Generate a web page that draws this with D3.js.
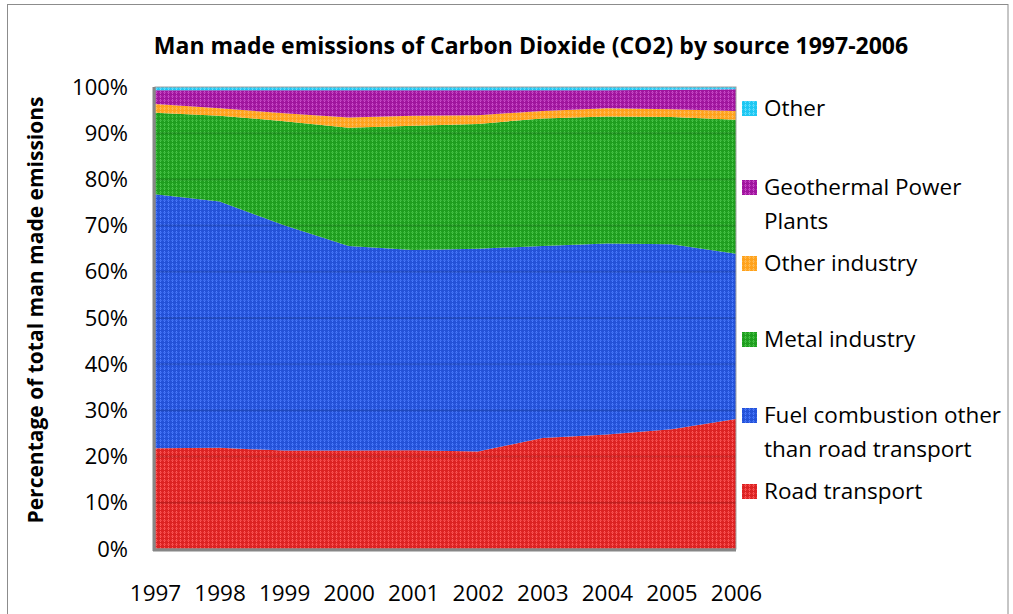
<!DOCTYPE html>
<meta charset="utf-8">
<style>
body { margin: 0; background: #fff; }
text { font-family: "Open Sans", sans-serif; fill: #000; }
</style>
<body>
<script src="https://d3js.org/d3.v7.min.js"></script>
<script>

// years and share of each source (percent)
var years = [1997, 1998, 1999, 2000, 2001, 2002, 2003, 2004, 2005, 2006];
var roadTransport = [21.8, 21.9, 21.3, 21.3, 21.4, 21.1, 24.0, 24.8, 25.9, 28.1];
var fuelCombustion = [55.0, 53.3, 48.8, 44.3, 43.3, 43.9, 41.6, 41.3, 40.0, 35.7];
var metalIndustry = [17.6, 18.6, 22.5, 25.6, 26.9, 27.0, 27.6, 27.5, 27.5, 28.9];
var otherIndustry = [1.9, 1.6, 1.7, 2.2, 2.2, 1.9, 1.6, 1.8, 1.7, 1.9];
var geothermal = [3.0, 3.9, 5.0, 5.9, 5.5, 5.4, 4.5, 3.9, 4.2, 4.7];
var other = [0.7, 0.7, 0.7, 0.7, 0.7, 0.7, 0.7, 0.7, 0.6, 0.5];

var seriesNames = ["Road transport", "Fuel combustion other than road transport",
  "Metal industry", "Other industry", "Geothermal Power Plants", "Other"];
var seriesValues = [roadTransport, fuelCombustion, metalIndustry, otherIndustry, geothermal, other];
var colors = ["#dc2323", "#2452d8", "#1f9e1f", "#ffa21c", "#a0159e", "#1ec8f2"];
var lightColors = ["#ff5a5a", "#4c7cff", "#4cc84c", "#ffc060", "#cc50cc", "#70e0ff"];

var W = 1013, H = 614;
var margin = {top: 87, left: 155, right: 277, bottom: 65};
var width = W - margin.left - margin.right,
    height = H - margin.top - margin.bottom;

var svg = d3.select("body").append("svg")
    .attr("width", W)
    .attr("height", H);

// outer chart border
svg.append("rect")
    .attr("x", 7.5).attr("y", 4.5)
    .attr("width", 1000.5).attr("height", 640)
    .attr("fill", "none")
    .attr("stroke", "#8c8c8c");

// texture patterns (Excel-like)
var defs = svg.append("defs");
colors.forEach(function(c, i) {
  var p = defs.append("pattern")
      .attr("id", "pat" + i)
      .attr("patternUnits", "userSpaceOnUse")
      .attr("width", 4).attr("height", 4);
  p.append("rect").attr("width", 4).attr("height", 4).attr("fill", c);
  p.append("rect").attr("x", 1).attr("y", 0).attr("width", 1).attr("height", 1).attr("fill", lightColors[i]);
  p.append("rect").attr("x", 0).attr("y", 1).attr("width", 3).attr("height", 1).attr("fill", lightColors[i]).attr("opacity", 0.55);
  p.append("rect").attr("x", 1).attr("y", 2).attr("width", 1).attr("height", 1).attr("fill", lightColors[i]);
});

// build table for d3.stack
var table = years.map(function(y, i) {
  var row = {year: y};
  seriesNames.forEach(function(n, k) { row[n] = seriesValues[k][i]; });
  return row;
});

var stack = d3.stack()
    .keys(seriesNames)
    .offset(d3.stackOffsetExpand);
var layers = stack(table);

var x = d3.scaleLinear()
    .domain([years[0], years[years.length - 1]])
    .range([0, width]);
var y = d3.scaleLinear()
    .domain([0, 1])
    .range([height, 0]);

var g = svg.append("g")
    .attr("transform", "translate(" + margin.left + "," + margin.top + ")");

var area = d3.area()
    .x(function(d) { return x(d.data.year); })
    .y0(function(d) { return y(d[0]); })
    .y1(function(d) { return y(d[1]); });

g.selectAll(".layer")
    .data(layers)
  .enter().append("path")
    .attr("class", "layer")
    .attr("d", area)
    .attr("fill", function(d, i) { return "url(#pat" + i + ")"; });

// gridlines show faintly through the areas
g.selectAll(".grid")
    .data(d3.range(0.1, 1.0, 0.1))
  .enter().append("line")
    .attr("x1", 0).attr("x2", width)
    .attr("y1", function(d) { return y(d); })
    .attr("y2", function(d) { return y(d); })
    .attr("stroke", "#000")
    .attr("stroke-opacity", 0.12)
    .attr("stroke-width", 2);

// plot frame
g.append("rect")
    .attr("width", width).attr("height", height)
    .attr("fill", "none")
    .attr("stroke", "#a0a0a0")
    .attr("stroke-width", 1);
g.append("line")
    .attr("x1", -1).attr("x2", -1).attr("y1", 0).attr("y2", height + 2)
    .attr("stroke", "#868686").attr("stroke-width", 3);
g.append("line")
    .attr("x1", -2).attr("x2", width).attr("y1", height + 1).attr("y2", height + 1)
    .attr("stroke", "#868686").attr("stroke-width", 3);

// y axis
var yAxis = g.append("g")
    .attr("transform", "translate(-27,0)")
    .call(d3.axisLeft(y).ticks(10, "%").tickSize(0).tickPadding(0));
yAxis.select(".domain").remove();
yAxis.selectAll("text")
    .style("font-size", "22px")
    .style("font-family", "'Open Sans', sans-serif");

// x axis
var xAxis = g.append("g")
    .attr("transform", "translate(0," + (height + 36) + ")")
    .call(d3.axisBottom(x).tickValues(years).tickFormat(d3.format("d")).tickSize(0).tickPadding(0));
xAxis.select(".domain").remove();
xAxis.selectAll("text")
    .style("font-size", "22.5px")
    .style("font-family", "'Open Sans', sans-serif");

// title
svg.append("text")
    .attr("x", 531).attr("y", 54)
    .attr("text-anchor", "middle")
    .style("font-size", "23px")
    .style("font-weight", "bold")
    .text("Man made emissions of Carbon Dioxide (CO2) by source 1997-2006");

// y axis title
svg.append("text")
    .attr("transform", "translate(43,310) rotate(-90)")
    .attr("text-anchor", "middle")
    .style("font-size", "21px")
    .style("font-weight", "bold")
    .text("Percentage of total man made emissions");

// legend, top to bottom
var legendItems = [
  {i: 5, lines: ["Other"], y: 108},
  {i: 4, lines: ["Geothermal Power", "Plants"], y: 187},
  {i: 3, lines: ["Other industry"], y: 263},
  {i: 2, lines: ["Metal industry"], y: 339},
  {i: 1, lines: ["Fuel combustion other", "than road transport"], y: 415},
  {i: 0, lines: ["Road transport"], y: 491}
];
var legend = svg.append("g");
legendItems.forEach(function(it) {
  legend.append("rect")
      .attr("x", 742).attr("y", it.y - 7)
      .attr("width", 15).attr("height", 15)
      .attr("fill", "url(#pat" + it.i + ")");
  it.lines.forEach(function(l, j) {
    legend.append("text")
        .attr("x", 764).attr("y", it.y + j * 34 + 8)
        .style("font-size", "22.5px")
        .text(l);
  });
});

</script>
</body>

+ + + + + + +

### YOUR OBJECTIVE
The data above should be repeated exactly, minus any pictures.

### WRITTEN REPLY
Generate a web page that draws this with D3.js.
<!DOCTYPE html>
<meta charset="utf-8">
<style>
body { margin: 0; background: #fff; }
text { font-family: "Open Sans", sans-serif; fill: #000; }
</style>
<body>
<script src="https://d3js.org/d3.v7.min.js"></script>
<script>

// years and share of each source (percent)
var years = [1997, 1998, 1999, 2000, 2001, 2002, 2003, 2004, 2005, 2006];
var roadTransport = [21.8, 21.9, 21.3, 21.3, 21.4, 21.1, 24.0, 24.8, 25.9, 28.1];
var fuelCombustion = [55.0, 53.3, 48.8, 44.3, 43.3, 43.9, 41.6, 41.3, 40.0, 35.7];
var metalIndustry = [17.6, 18.6, 22.5, 25.6, 26.9, 27.0, 27.6, 27.5, 27.5, 28.9];
var otherIndustry = [1.9, 1.6, 1.7, 2.2, 2.2, 1.9, 1.6, 1.8, 1.7, 1.9];
var geothermal = [3.0, 3.9, 5.0, 5.9, 5.5, 5.4, 4.5, 3.9, 4.2, 4.7];
var other = [0.7, 0.7, 0.7, 0.7, 0.7, 0.7, 0.7, 0.7, 0.6, 0.5];

var seriesNames = ["Road transport", "Fuel combustion other than road transport",
  "Metal industry", "Other industry", "Geothermal Power Plants", "Other"];
var seriesValues = [roadTransport, fuelCombustion, metalIndustry, otherIndustry, geothermal, other];
var colors = ["#dc2323", "#2452d8", "#1f9e1f", "#ffa21c", "#a0159e", "#1ec8f2"];
var lightColors = ["#ff5a5a", "#4c7cff", "#4cc84c", "#ffc060", "#cc50cc", "#70e0ff"];

var W = 1013, H = 614;
var margin = {top: 87, left: 155, right: 277, bottom: 65};
var width = W - margin.left - margin.right,
    height = H - margin.top - margin.bottom;

var svg = d3.select("body").append("svg")
    .attr("width", W)
    .attr("height", H);

// outer chart border
svg.append("rect")
    .attr("x", 7.5).attr("y", 4.5)
    .attr("width", 1000.5).attr("height", 640)
    .attr("fill", "none")
    .attr("stroke", "#8c8c8c");

// texture patterns (Excel-like)
var defs = svg.append("defs");
colors.forEach(function(c, i) {
  var p = defs.append("pattern")
      .attr("id", "pat" + i)
      .attr("patternUnits", "userSpaceOnUse")
      .attr("width", 4).attr("height", 4);
  p.append("rect").attr("width", 4).attr("height", 4).attr("fill", c);
  p.append("rect").attr("x", 1).attr("y", 0).attr("width", 1).attr("height", 1).attr("fill", lightColors[i]);
  p.append("rect").attr("x", 0).attr("y", 1).attr("width", 3).attr("height", 1).attr("fill", lightColors[i]).attr("opacity", 0.55);
  p.append("rect").attr("x", 1).attr("y", 2).attr("width", 1).attr("height", 1).attr("fill", lightColors[i]);
});

// build table for d3.stack
var table = years.map(function(y, i) {
  var row = {year: y};
  seriesNames.forEach(function(n, k) { row[n] = seriesValues[k][i]; });
  return row;
});

var stack = d3.stack()
    .keys(seriesNames)
    .offset(d3.stackOffsetExpand);
var layers = stack(table);

var x = d3.scaleLinear()
    .domain([years[0], years[years.length - 1]])
    .range([0, width]);
var y = d3.scaleLinear()
    .domain([0, 1])
    .range([height, 0]);

var g = svg.append("g")
    .attr("transform", "translate(" + margin.left + "," + margin.top + ")");

var area = d3.area()
    .x(function(d) { return x(d.data.year); })
    .y0(function(d) { return y(d[0]); })
    .y1(function(d) { return y(d[1]); });

g.selectAll(".layer")
    .data(layers)
  .enter().append("path")
    .attr("class", "layer")
    .attr("d", area)
    .attr("fill", function(d, i) { return "url(#pat" + i + ")"; });

// gridlines show faintly through the areas
g.selectAll(".grid")
    .data(d3.range(0.1, 1.0, 0.1))
  .enter().append("line")
    .attr("x1", 0).attr("x2", width)
    .attr("y1", function(d) { return y(d); })
    .attr("y2", function(d) { return y(d); })
    .attr("stroke", "#000")
    .attr("stroke-opacity", 0.12)
    .attr("stroke-width", 2);

// plot frame
g.append("rect")
    .attr("width", width).attr("height", height)
    .attr("fill", "none")
    .attr("stroke", "#a0a0a0")
    .attr("stroke-width", 1);
g.append("line")
    .attr("x1", -1).attr("x2", -1).attr("y1", 0).attr("y2", height + 2)
    .attr("stroke", "#868686").attr("stroke-width", 3);
g.append("line")
    .attr("x1", -2).attr("x2", width).attr("y1", height + 1).attr("y2", height + 1)
    .attr("stroke", "#868686").attr("stroke-width", 3);

// y axis
var yAxis = g.append("g")
    .attr("transform", "translate(-27,0)")
    .call(d3.axisLeft(y).ticks(10, "%").tickSize(0).tickPadding(0));
yAxis.select(".domain").remove();
yAxis.selectAll("text")
    .style("font-size", "22px")
    .style("font-family", "'Open Sans', sans-serif");

// x axis
var xAxis = g.append("g")
    .attr("transform", "translate(0," + (height + 36) + ")")
    .call(d3.axisBottom(x).tickValues(years).tickFormat(d3.format("d")).tickSize(0).tickPadding(0));
xAxis.select(".domain").remove();
xAxis.selectAll("text")
    .style("font-size", "22.5px")
    .style("font-family", "'Open Sans', sans-serif");

// title
svg.append("text")
    .attr("x", 531).attr("y", 54)
    .attr("text-anchor", "middle")
    .style("font-size", "23px")
    .style("font-weight", "bold")
    .text("Man made emissions of Carbon Dioxide (CO2) by source 1997-2006");

// y axis title
svg.append("text")
    .attr("transform", "translate(43,310) rotate(-90)")
    .attr("text-anchor", "middle")
    .style("font-size", "21px")
    .style("font-weight", "bold")
    .text("Percentage of total man made emissions");

// legend, top to bottom
var legendItems = [
  {i: 5, lines: ["Other"], y: 108},
  {i: 4, lines: ["Geothermal Power", "Plants"], y: 187},
  {i: 3, lines: ["Other industry"], y: 263},
  {i: 2, lines: ["Metal industry"], y: 339},
  {i: 1, lines: ["Fuel combustion other", "than road transport"], y: 415},
  {i: 0, lines: ["Road transport"], y: 491}
];
var legend = svg.append("g");
legendItems.forEach(function(it) {
  legend.append("rect")
      .attr("x", 742).attr("y", it.y - 7)
      .attr("width", 15).attr("height", 15)
      .attr("fill", "url(#pat" + it.i + ")");
  it.lines.forEach(function(l, j) {
    legend.append("text")
        .attr("x", 764).attr("y", it.y + j * 34 + 8)
        .style("font-size", "22.5px")
        .text(l);
  });
});

</script>
</body>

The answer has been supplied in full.